2. Control the Temperature
Have you ever noticed how difficult it can be to breathe when the temperatures are above 80° with high humidity?
That’s because it’s not healthy for people with allergies to be exposed to unhealthy temperatures for extended periods of time. And, considering we are in our homes as much as we are, controlling the temperature and humidity is important.
The ideal temperature is approximately 70° F, with a controlled humidity level between 30-50%. If it is consistently more humid than that, you increase the chance for allergens to develop, especially mold. I understand some of you might not like air conditioning. So, you might want to at least look into getting a dehumidifier.
3. Get Rid of the Clutter
Easier said than done, I know. However, clutter makes it more difficult to clean, which means it’s a haven for allergens such as dust mites. Even so, de-cluttering is not just good for our physical health, but also our mental well-being as well. Have you ever noticed how refreshed you feel after a good purge of clutter?
It’s entirely possible that you don’t want to get rid of things. It’s possible to de-clutter and keep it all at the same time. Simply store items in plastic storage containers and switch it out occasionally. You get rid of the clutter and have a new look every season at the same time.
4. Healthy Alternatives to Carpet
If you have carpet throughout the home, consider replacing it with a surface that won’t trap allergens. Hardwoods, laminate, tile, and even bamboo flooring are all great alternatives.
If you want a warmer feel to the home, add a few area rugs. These will also trap allergens, but are much easier to clean than wall to wall carpet. Use a vacuum with a hepa-filter system, and take them out for a good ‘beating’ outside to get rid of what the vacuum can’t pick up.

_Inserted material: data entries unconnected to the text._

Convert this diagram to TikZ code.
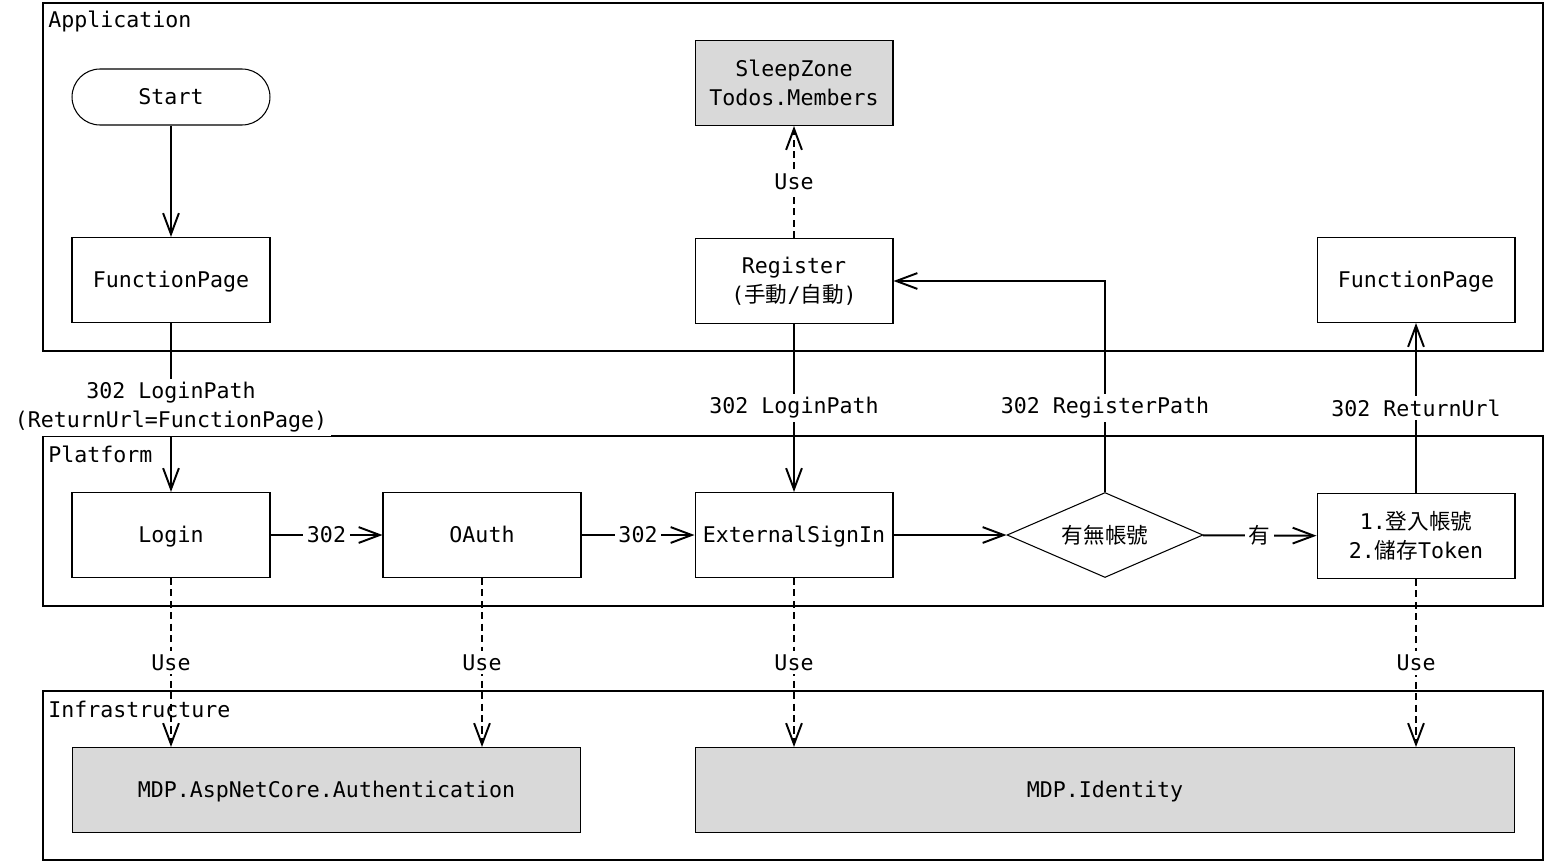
\documentclass[tikz,border=0pt]{standalone}
\usepackage{fontspec}
\setmonofont{DejaVu Sans Mono}
\newfontfamily\cjk{Noto Sans CJK TC}
\usetikzlibrary{arrows.meta,shapes.geometric}

\tikzset{
    every node/.style={font=\ttfamily\fontsize{12.3}{16.5}\selectfont},
    box/.style={draw, line width=0.6pt, align=center, minimum width=3.96cm, minimum height=1.7cm},
    oneline/.style={text height=1em, text depth=0.2em},
    graybox/.style={box, fill=black!15},
    term/.style={draw, line width=0.6pt, rounded corners=0.56cm, minimum width=3.96cm, minimum height=1.12cm},
    check/.style={draw, diamond, line width=0.6pt, aspect=2.3, minimum width=3.92cm, minimum height=1.7cm, inner sep=0pt},
    frame/.style={draw, line width=0.6pt},
    flow/.style={->, line width=1.1pt},
    use/.style={flow, dash pattern=on 4pt off 2.5pt},
    lbl/.style={fill=white, inner sep=2pt},
    >={Straight Barb[length=12pt,width=9pt]}
}

\begin{document}
\begin{tikzpicture}[x=0.02cm, y=-0.02cm]
    \useasboundingbox (0,0) rectangle (1545,862);

    % 分層
    \draw[frame] (43,3) rectangle (1543,351);
    \draw[frame] (43,436) rectangle (1543,606);
    \draw[frame] (43,691) rectangle (1543,860);
    \node[anchor=west, inner sep=0pt] (application) at (48,21) {Application};
    \node[anchor=west, inner sep=0pt] (platform) at (48,454) {Platform};
    \node[anchor=west, inner sep=0pt] (infrastructure) at (48,709) {Infrastructure};

    % Application
    \node[term, oneline] (start) at (171,97) {Start};
    \node[box, oneline] (func) at (171,280) {FunctionPage};
    \node[graybox] (members) at (794,83) {SleepZone\\Todos.Members};
    \node[box] (register) at (794,281) {Register\\({\cjk 手動}/{\cjk 自動})};
    \node[box, oneline] (ret) at (1416,280) {FunctionPage};

    % Platform
    \node[box, oneline] (login) at (171,535) {Login};
    \node[box, oneline] (oauth) at (482,535) {OAuth};
    \node[box, oneline] (signin) at (794,535) {ExternalSignIn};
    \node[check] (check) at (1105,535) {\cjk 有無帳號};
    \node[box] (save) at (1416,536) {1.{\cjk 登入帳號}\\2.{\cjk 儲存}Token};

    % Infrastructure
    \node[graybox, oneline, minimum width=10.18cm] (auth) at (326.5,790) {MDP.AspNetCore.Authentication};
    \node[graybox, oneline, minimum width=16.4cm] (identity) at (1105,790) {MDP.Identity};

    % 流程
    \draw[flow] (start) -- (func);
    \draw[flow] (func) -- node[lbl, align=center] (loginpath) {302 LoginPath\\(ReturnUrl=FunctionPage)} (login);
    \draw[use] (register) -- node[lbl] (usemembers) {Use} (members);
    \draw[flow] (register) -- node[lbl] (loginpath2) {302 LoginPath} (signin);
    \draw[flow] (login) -- node[lbl] (r1) {302} (oauth);
    \draw[flow] (oauth) -- node[lbl] (r2) {302} (signin);
    \draw[flow] (signin) -- (check);
    \draw[flow] (check) -- node[lbl] (yes) {\cjk 有} (save);
    \draw[flow] (check.north) |- node[lbl, pos=0.2] (registerpath) {302 RegisterPath} (register.east);
    \draw[flow] (save) -- node[lbl] (returnurl) {302 ReturnUrl} (ret);

    % 相依
    \draw[use] (login) -- node[lbl] (use1) {Use} (login |- auth.north);
    \draw[use] (oauth) -- node[lbl] (use2) {Use} (oauth |- auth.north);
    \draw[use] (signin) -- node[lbl] (use3) {Use} (signin |- identity.north);
    \draw[use] (save) -- node[lbl] (use4) {Use} (save |- identity.north);
\end{tikzpicture}
\end{document}
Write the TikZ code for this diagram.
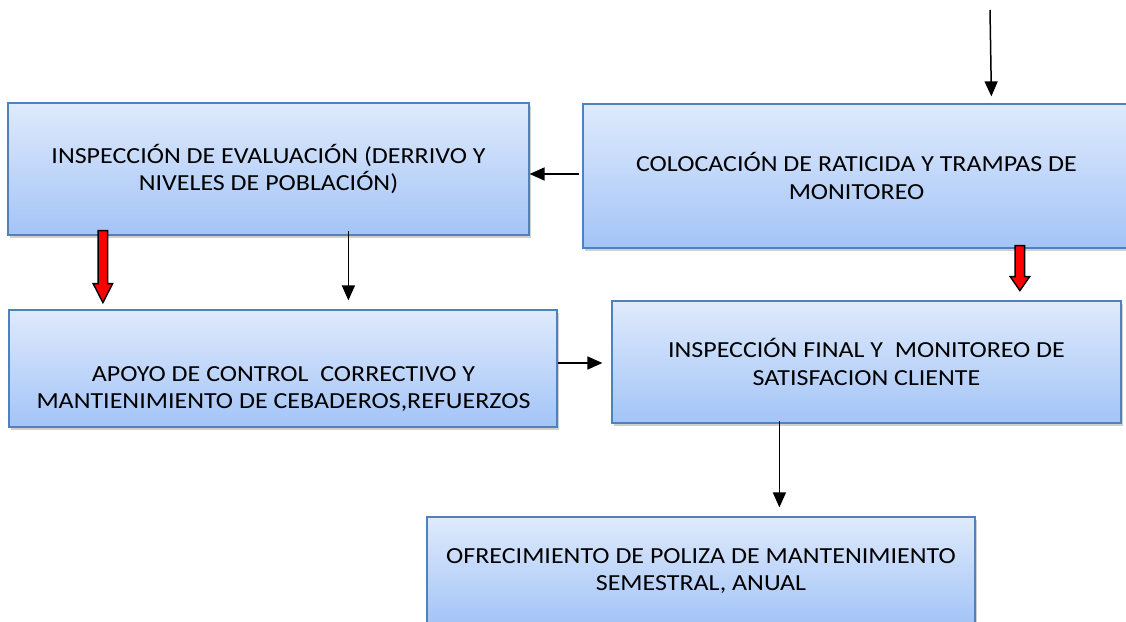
\documentclass[tikz,border=0pt]{standalone}
\usepackage{fontspec}
\setmainfont{Carlito}[FakeStretch=1.13]
\usetikzlibrary{arrows.meta,shadows,calc}
\definecolor{boxtop}{RGB}{223,234,252}
\definecolor{boxbot}{RGB}{163,196,247}
\definecolor{boxborder}{RGB}{79,129,189}
\begin{document}
\begin{tikzpicture}[x=1pt,y=1pt,
  box/.style={draw=boxborder, line width=1.2pt, top color=boxtop, bottom color=boxbot,
    drop shadow={shadow xshift=1.5pt, shadow yshift=-3pt, fill=black!30, opacity=0.6},
    inner sep=0pt, align=center, font=\fontsize{23}{27.5}\selectfont},
  txt/.style={align=center, inner sep=0pt, font=\fontsize{23}{27.5}\selectfont},
  arr/.style={line width=1.5pt, -{Triangle[length=15pt,width=13pt]}},
  redarr/.style={draw=black, fill=red, line width=1.4pt, line join=miter},
  pics/redarrow/.style 2 args={code={
    \draw[redarr] (-4.75,0) -- (-4.75,-#1+#2) -- (-9.75,-#1+#2) -- (0,-#1) -- (9.75,-#1+#2) -- (4.75,-#1+#2) -- (4.75,0) -- cycle;}}
]
\useasboundingbox[fill=white] (0,0) rectangle (1126,621);

\node[box, minimum width=521pt, minimum height=132pt] (A) at (268.5,452)
  {INSPECCIÓN DE EVALUACIÓN (DERRIVO Y\\NIVELES DE POBLACIÓN)};
\node[box, minimum width=547pt, minimum height=144pt] (B) at (856.5,445)
  {COLOCACIÓN DE RATICIDA Y TRAMPAS DE\\MONITOREO};
\node[box, minimum width=548pt, minimum height=117pt] (C) at (283,252.5) {};
\node[txt] (ctxt) at (283.5,232)
  {APOYO DE CONTROL\ \ CORRECTIVO Y\\MANTIENIMIENTO DE CEBADEROS,REFUERZOS};
\node[box, minimum width=509pt, minimum height=122pt] (D) at (866.5,259)
  {INSPECCIÓN FINAL Y\ \ MONITOREO DE\\SATISFACION CLIENTE};
\node[box, minimum width=548pt, minimum height=108pt] (E) at (701,50)
  {OFRECIMIENTO DE POLIZA DE MANTENIMIENTO\\SEMESTRAL, ANUAL};

\coordinate (start) at (990,611);
\draw[arr] (start) -- ($(B.north west)+(409,7)$);
\draw[arr] ($(B.west)+(-3,2)$) -- ($(A.east)+(0,-5)$);
\draw[arr] ($(A.south west)+(341,5)$) -- ($(C.north west)+(340,9)$);
\draw[arr] ($(C.east)+(0,5.5)$) -- ($(D.west)+(-9,-1)$);
\draw[arr] ($(D.south west)+(168,3)$) -- ($(E.north west)+(353,9)$);

\coordinate (ra) at ($(A.south west)+(95.5,5)$);
\pic at (ra) {redarrow={72}{19}};
\coordinate (rb) at ($(B.south west)+(437.5,3)$);
\pic at (rb) {redarrow={45}{14}};
\end{tikzpicture}
\end{document}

This tip is especially important in bedrooms, where we breathe deeply in slumber for hours at a time.
5. Use Natural Products
Switching to all natural products has never been easier. Due to the number of people wanting to go organic, the number of natural products available is also on the rise. Just take a look at your local grocery store next time you go shopping.
The following are easy items to find when going natural:
- Cleaning products – you can even make your own cleaning products such as using vinegar for cleaning windows, mirrors, and other hard surfaces
- Skin care – taking care of your skin naturally can be easy with the many products available, or by opening your pantry
- Linens – organic linens are a great way to avoid exposure to unnecessary chemicals
- Food – the grocery store is loaded with organic foods that are grown and made without pesticides
It might take a little experimenting with some of these products to know which ones will work for your family, but it’s a great start in the transition of going green.
6. No More Vinyl Shower Curtains
If you can’t afford to put in a glass shower door, then look for a curtain that is made with cloth without a plastic or vinyl lining. These linings are notorious for trapping mildew and mold and wreak havoc on our home environment.
I recommend washing it frequently to prevent mildew and mold buildup.
7. Exhaust Fans
Speaking of mold and mildew in the bathroom, make sure your bathroom is properly vented with a decent exhaust fan. This will help eliminate growth of harmful mold and bacteria…as long as you use it, that is.
Also, use your kitchen exhaust fan when cooking to remove smoke and cooking elements that you might not even realize are floating in the air.
8. Filters Need to Be Cleaned
Try using a reusable filter for your furnace. Instead of replacing them all the time, go green by using one that you clean rather than throw out. Just make sure to clean it as often as you are supposed to replace the traditional filter.
No matter how thoroughly you clean your home, filters will still collect allergens.
I have just shared some tips that will help you in your transition into a greener and healthier home for your family, some incredibly simple. But, it’s now up to you to see how these will work in your own home.
Editor’s Note: This post has been updated for freshness and consistency.